Jun 15, 2009, 10:08 GMT
Pattani, Thailand - Suspected separatists on Monday decapitated a rubber tapper in Thailand's restive province of Yala, in the latest apparent revenge killing, police said.
The decapitated body of Kim-siang sae Tang, 53, a Thai national of Chinese decent, was found dumped inside a worker's hut in a rubber plantation in Than-toh district of Yala province, 750 kilometres south of Bangkok.
Police said the body had been burned and the head spiked on a stick outside the cottage.
It was the 31st beheading in Thailand's deep South, comprising Narathiwat, Pattani and Yala provinces, since January 2004, when the region's struggle erupted after Muslim militants stole 300 weapons from an army depot, prompting several reprisals on the insurgents.
The insurgents, an amorphous group of various Muslim militants fighting for greater autonomy or complete independence from the predominantly Buddhist state, have adopted eye-for-an-eye revenge tactics in the past to combat any show of force by the authorities.
Since June 8, when unidentified assailants opened fire on a Narathiwat mosque, killing 11 and injuring 13 people at evening prayers, there has been an escalation in violence against non-Muslims in the south.
Altogether 11 people have been slain since the mosque incident, including a Buddhist monk who was shot dead while he collected alms Friday morning.

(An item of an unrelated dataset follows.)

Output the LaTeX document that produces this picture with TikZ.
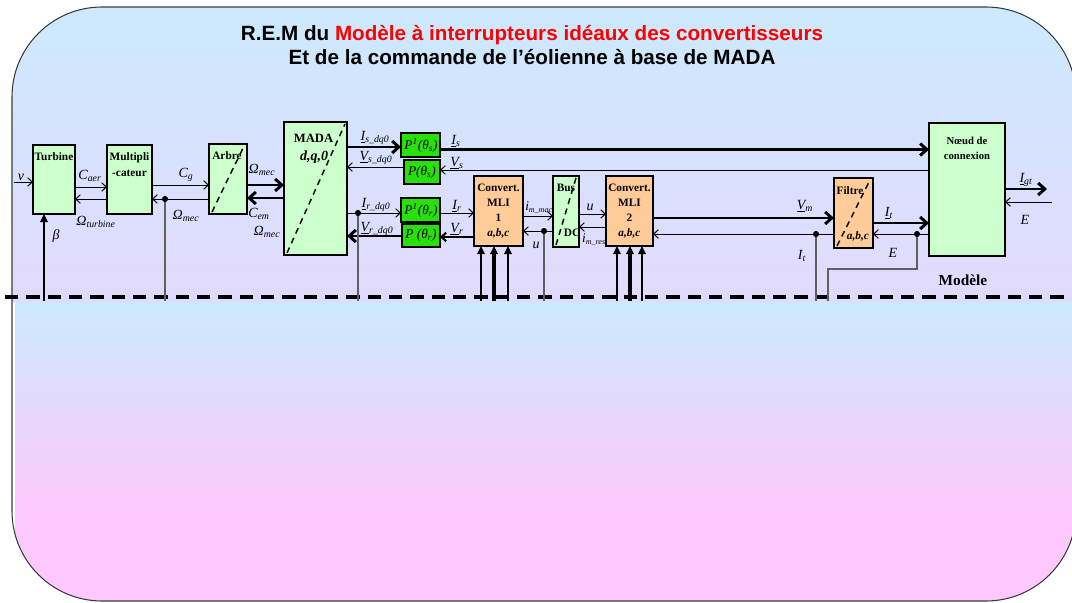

Leaflets have been distributed in the region warning that revenge would be exacted for the mosque slayings, which have been widely blamed on the authorities although the outcome of an investigation into the attack has yet to be concluded.
According to military sources in Pattani, attacks on the Thai authorities and Thai-Buddhists in the region have been on the rise since May 29, when the Songkhla provincial court cleared the military of any responsibility for the October 2004 Tak Bai incident, in which 85 Muslim men died in army custody.
'Many Muslims down here, especially the relatives of the Tak Bai victims, were unhappy with the verdict,' said one army officer, who asked to remain anonymous.
The Songkhla Court ruled that military personnel were carrying out their duties in the Tak Bai crackdown, in which 78 alleged demonstrators suffocated after being stacked like logs on trucks taking them to prison, and seven other died in a crackdown.
The court, ruling on a post-mortem inquest into the Tak Bai incident, noted that the Thai authorities were acting under an emergency law which shields officials from civil, criminal or disciplinary liability arising from their actions on duty.
The incident, which outraged human rights activists and Muslim communities around the world, also helped to inflame a separatist struggle in the majority-Muslim deep South, which has simmered for decades.
Some 3,500 people have died in the escalating violence in the deep South over the past five years.
Although the region, which centuries ago was the independent Islamic sultanate of Pattani, was conquered by Bangkok about 200 years ago, it has never wholly submitted to Bangkok's rule.
Analysts said the region's Muslim population, the majority of whom speak a Malay dialect and follow Malay customs, feels alienated from the predominantly Buddhist Thai state.